Voilà, en quelques pages, l’esprit et les principales données de ce livre qui réduisait en poussière les calomnies des manichéens, montrait dans toute sa beauté la morale chrétienne, et présentait à l’admiration du monde cette société nouvelle née du calvaire, parée d’une perfection céleste que les siècles anciens n’avaient pas soupçonnée.

En regard de ce tableau si glorieux pour notre foi, le tableau des mœurs des manichéens établissait un étrange point de comparaison. Dans le livre qui fut une suite du livre des Mœurs de l’Église catholique, Augustin arracha le masque à ces pieux imposteurs et déchira le voile derrière lequel ils cachaient le mensonge de leur vie. Il dit aux manichéens que, parmi leurs élus, il ne s’en est pas rencontré un seul dont la conduite ait été conforme à leurs maximes. Ils proscrivaient le vin, la viande, les bains, et ne s’en faisaient pas faute dans le secret de leurs jours. La chasteté du foyer domestique n’était pas toujours à l’abri de leurs attaques. Augustin lui-même avait vu de ses propres yeux, dans un carrefour de Carthage, plusieurs élus suivre avec d’étranges façons certaines femmes : on comprenait sans peine que c’était là une habitude dont ils ne se cachaient pas entre eux. Cette corruption demeurait impunie.

En 372, une loi de Valentinien avait défendu aux manichéens de tenir des assemblées. Constance[2], qui depuis a été inscrit au nombre des saints de l’Église catholique, était alors auditeur manichéen. Il possédait de grands biens, et proposa aux élus de les réunir en communauté à ses dépens et de les ranger sous la règle de Manichée ; l’offre fut acceptée.
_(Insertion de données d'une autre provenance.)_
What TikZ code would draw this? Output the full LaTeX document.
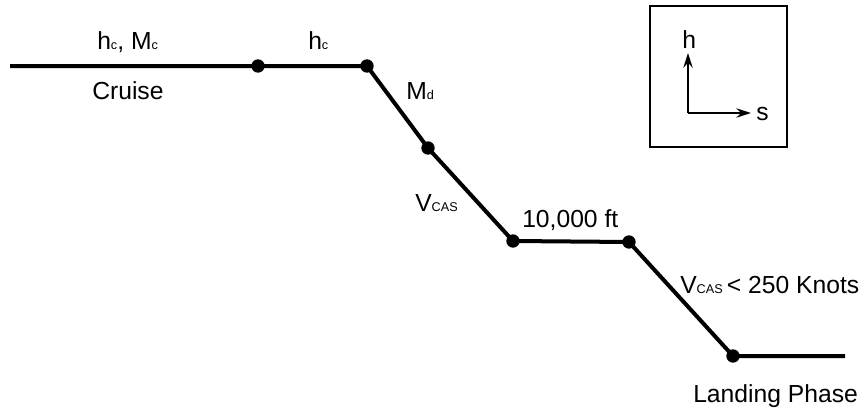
\documentclass[tikz,border=0pt]{standalone}
\usepackage{fontspec}
\setmainfont{Liberation Sans}
\usetikzlibrary{arrows.meta}
\newcommand\sbx[1]{{\fontsize{9.5}{10}\selectfont #1}}
\begin{document}
\begin{tikzpicture}[x=0.75pt,y=-0.75pt,
  path/.style={line width=3pt},
  dot/.style={circle,fill=black,inner sep=0pt,minimum size=10pt},
  lbl/.style={anchor=base west,inner sep=0pt,font=\fontsize{18.5}{20}\selectfont},
  axis/.style={line width=1.2pt,-{Stealth[length=11pt,width=7pt]}}]
\useasboundingbox (0,0) rectangle (866,407);
\coordinate (start) at (10,66);
\node[dot] (a) at (258,66) {};
\node[dot] (b) at (367,66) {};
\node[dot] (c) at (428,148) {};
\node[dot] (d) at (513,241) {};
\node[dot] (e) at (629,242) {};
\node[dot] (f) at (733,356) {};
\coordinate (end) at (845,356);
\draw[path] (start) -- (a.center) -- (b.center) -- (c.center) -- (d.center) -- (e.center) -- (f.center) -- (end);
\node[lbl] (l1) at (97,49) {h\sbx{c}, M\sbx{c}};
\node[lbl] (l2) at (308,49) {h\sbx{c}};
\node[lbl] (l3) at (92,99) {Cruise};
\node[lbl] (l4) at (406,99) {M\sbx{d}};
\node[lbl] (l5) at (415,211) {V\sbx{CAS}};
\node[lbl] (l6) at (522,227) {10,000 ft};
\node[lbl] (l7) at (680,293) {V\sbx{CAS}\,< 250 Knots};
\node[lbl] (l8) at (693,402) {Landing Phase};
\node[draw,line width=1.1pt,minimum width=102.75pt,minimum height=105.75pt,inner sep=0pt] (box) at (718.5,76.5) {};
\coordinate (o) at (688,113);
\coordinate (hy) at (688,53);
\coordinate (sx) at (751,113);
\draw[axis] (o) -- (hy);
\draw[axis] (o) -- (sx);
\node[lbl] (h) at (682,48) {h};
\node[lbl] (s) at (756,120) {s};
\end{tikzpicture}
\end{document}
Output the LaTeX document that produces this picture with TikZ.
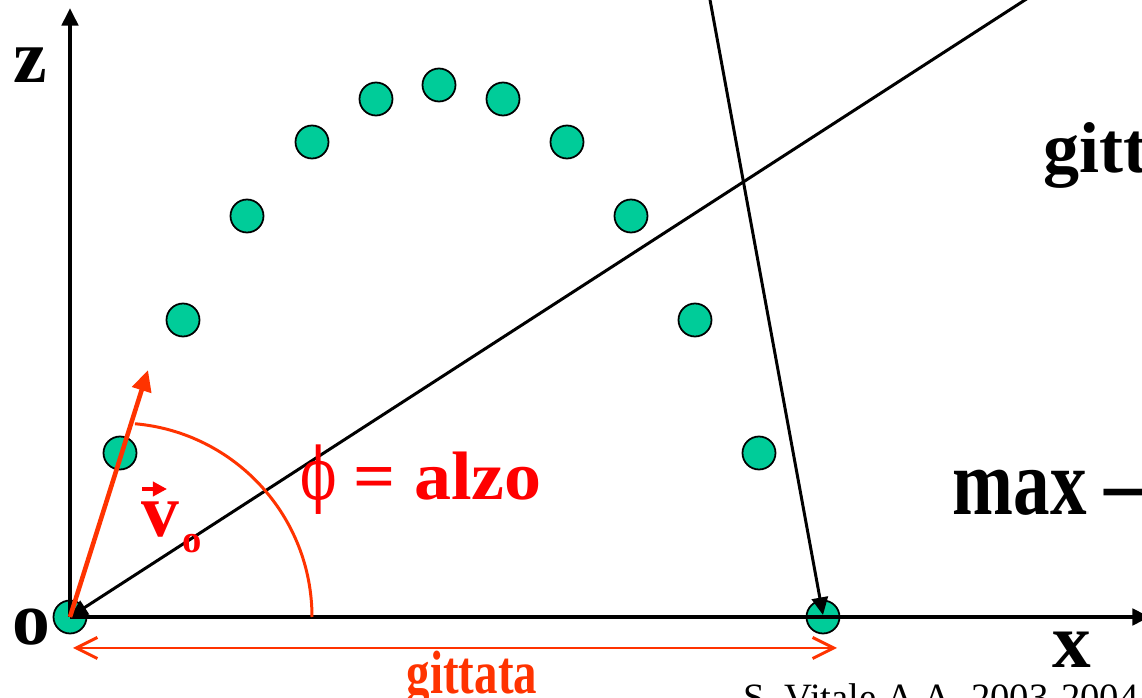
\documentclass[tikz,border=0pt]{standalone}
\usepackage{fontspec}
\setmainfont{Liberation Serif}
\newfontfamily\phifont{DejaVu Serif}
\usetikzlibrary{arrows.meta}

\definecolor{dotgreen}{HTML}{00CC99}
\definecolor{arcred}{HTML}{FF3300}

\tikzset{
  pt/.style={circle, draw=black, line width=0.5pt, fill=dotgreen, minimum size=0.33cm, inner sep=0pt},
  axislabel/.style={font=\fontsize{21.5}{26}\selectfont\bfseries, inner sep=0pt, anchor=base west},
  tri/.style={-{Triangle[length=5pt,width=4.6pt]}}
}

\begin{document}
\begin{tikzpicture}

\useasboundingbox (0,0) rectangle (11.42,6.98);
\clip (0,0) rectangle (11.42,6.98);

%Trajectory Points

\node [pt] (p0) at (0.70,0.81) {};
\node [pt] (p1) at (1.20,2.45) {};
\node [pt] (p2) at (1.83,3.78) {};
\node [pt] (p3) at (2.47,4.82) {};
\node [pt] (p4) at (3.12,5.56) {};
\node [pt] (p5) at (3.76,5.99) {};
\node [pt] (p6) at (4.39,6.13) {};
\node [pt] (p7) at (5.03,5.99) {};
\node [pt] (p8) at (5.67,5.56) {};
\node [pt] (p9) at (6.31,4.82) {};
\node [pt] (p10) at (6.95,3.78) {};
\node [pt] (p11) at (7.59,2.45) {};
\node [pt] (p12) at (8.23,0.81) {};

%Axes Drawing

\coordinate (O) at (0.70,0.81);
\coordinate (ztip) at (0.70,6.90);
\coordinate (xtip) at (11.50,0.81);

\draw [line width=1.1pt, tri] (O) -- (ztip);
\draw [line width=1.1pt, tri] (O) -- (xtip);

\node [axislabel] (zlab) at (0.13,6.15) {z};
\node [axislabel] (olab) at (0.12,0.53) {o};
\node [axislabel, font=\fontsize{22}{26}\selectfont\bfseries] (xlab) at (10.52,0.31) {x};

%Sight Lines

\coordinate (far) at (10.59,7.20);
\coordinate (top) at (7.06,7.20);
\coordinate (hit) at (8.23,0.83);

\draw [line width=0.85pt, tri] (far) -- (O);
\draw [line width=0.85pt, tri] (top) -- (hit);

%Launch Velocity and Angle

\coordinate (vtip) at (1.48,3.28);
\draw [arcred, line width=1.3pt, -{Triangle[length=6pt,width=5.5pt]}] (O) -- (vtip);
\draw [arcred, line width=0.85pt] (3.12,0.81) arc [start angle=0, end angle=85, radius=1.94];

\node [axislabel, red, font=\fontsize{21.5}{25}\selectfont\bfseries] (vlab) at (1.41,1.61) {v};
\draw [red, line width=1.2pt, -{Triangle[length=4pt,width=4pt]}] (1.42,2.09) -- (1.67,2.09);
\node [axislabel, red, font=\fontsize{11}{13}\selectfont\bfseries] (vsub) at (1.82,1.45) {o};

\node [axislabel, red, font=\fontsize{19.5}{23}\selectfont] (phi) at (3.00,1.98) {\phifont\scalebox{0.78}[1.05]{ϕ}};
\node [axislabel, red, font=\fontsize{19.5}{23}\selectfont\bfseries] (alzo) at (3.53,1.98) {\scalebox{1.08}[1]{= alzo}};

%Range

\coordinate (rl) at (0.73,0.50);
\coordinate (rr) at (8.37,0.50);
\draw [arcred, line width=0.85pt, {Straight Barb[length=6pt,width=6pt]}-{Straight Barb[length=6pt,width=6pt]}] (rl) -- (rr);
\node [anchor=base, inner sep=0pt, text=arcred, font=\fontsize{15}{18}\selectfont\bfseries] (gitlab) at (4.72,0.05) {\scalebox{0.89}[1.16]{gittata}};

%Side Texts

\node [axislabel, font=\fontsize{20.5}{24}\selectfont\bfseries] (gitt) at (10.43,5.25) {gitt};
\node [axislabel, font=\fontsize{20}{24}\selectfont\bfseries] (maxlab) at (9.52,1.83) {\scalebox{1.04}[1.34]{max —}};

\node [anchor=base west, inner sep=0pt, font=\fontsize{11}{13}\selectfont] (credit) at (7.43,-0.13) {S. Vitale A.A. 2003-2004};

\end{tikzpicture}
\end{document}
La règle était apparemment assez dure. Les élus manichéens, qui ne parlaient que d’austérité, se trouvèrent mal à leur aise quand il fallut subir les sévérités d’un tel régime ; leur hypocrisie fut percée à jour ; ils déguerpirent tous successivement. Augustin n’avait consigné ce fait dans son livre qu’après s’être assuré à Rome de son exactitude. Augustin peignit les mœurs

  1. Plus tard, saint Augustin, dans sa Règle, recommanda que les austérités fussent proportionnées aux forces de chacun.
  2. On ne sait pas avec précision quel est ce Constance. Saint Augustin, saint Prosper et Pallade parlent d’un Constance qu’ils mêlent à divers événements.